Es por eso que esta mañana, en mi lectura diaria de la Palabra encontré este segmento del verso que me sirve de introducción al tema que estoy escribiendo: “Ha aquí el rey llora”. David no tiene ni vergüenza ni pena ni orgullo real al derramar su corazón adolorido ante su gente. Estaba frente a soldados duros, soldados a quienes no les temblaba la mano a la hora de matar a alguien, sin embargo al enterarse de la muerte de su hijo Absalón no duda en derramar su dolor.  No se ocultó hipócritamente. No se disfrazó como muchos hombres de estoicos y sin ninguna emoción. No cuidó mucho de no despeinarse  ante los demás. No cuidó su maquillaje real y no se puso una máscara para disfrazar sus emociones. No, amigos míos. David, el matagigantes también era un hombre con emociones fuertes. Así como era de aguerrido para la guerra, así como era de apasionado para amar, también era débil en el momento propicio.  El amor por su hijo a quien ha perdido en la batalla lo desarma.  Y ese sentido de fracaso lo hace llorar. No duda en mostrar su dolor aunque a su general le haya molestado. David es nuestro mejor ejemplo que los reyes también lloran. Por algo este hombre tan multifacético vivió tantos años al frente de su reinado. No permitió que la sociedad o la religión o la disciplina militar le privaran de su privilegio de mostrar sus emociones. 
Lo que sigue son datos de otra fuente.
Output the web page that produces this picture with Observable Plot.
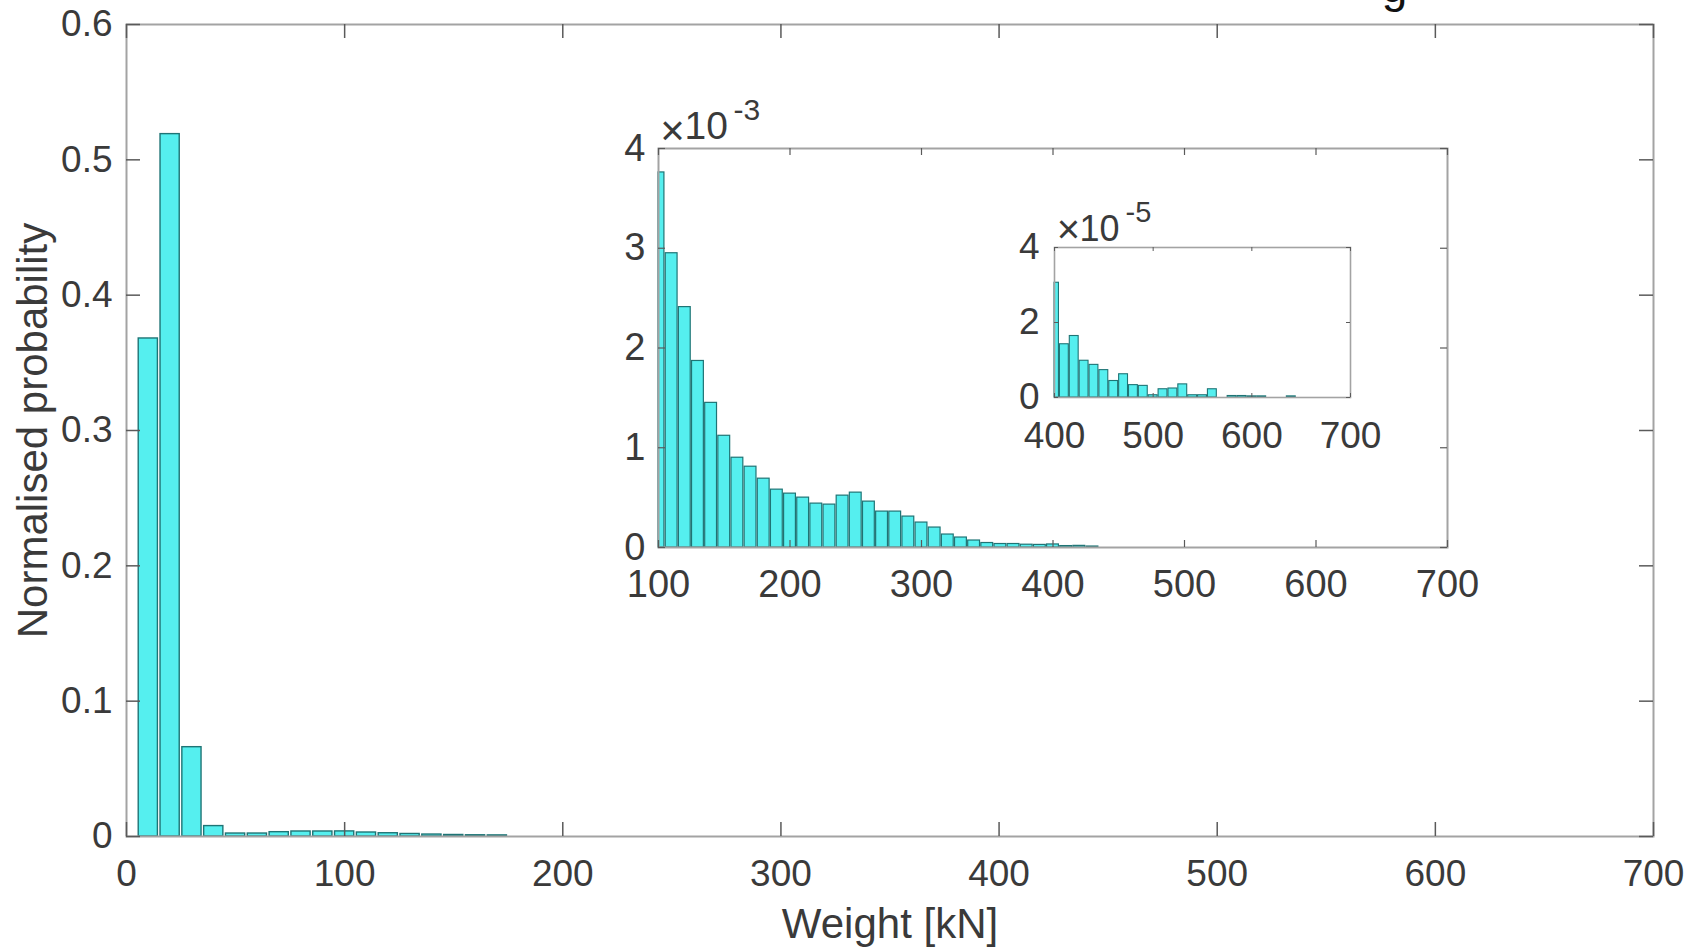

Amigos míos: Me duele tremendamente cuando termino de dar un mensaje e invito a los oyentes a pasar el frente a llorar, a derramar sus lágrimas y hablarle a Dios de sus necesidades, de sus fracasos, de sus frustraciones y veo que los hombres “muy dignos” se quedan en sus asientos mientras son sus esposas las que no dudan en limpiar sus corazones y presentar sus quejas ante el Trono de Gracia.  Me duele ver a tantos hombres necesitados de un poco de bálsamo pero que la cultura, la religión y la misma iglesia les ha prohibido ser lo que deben ser.  Eso está matando a los hombres. Les mata la fe, les mata la hombría, les mata la vida.  Los reyes también lloran mis queridos lectores.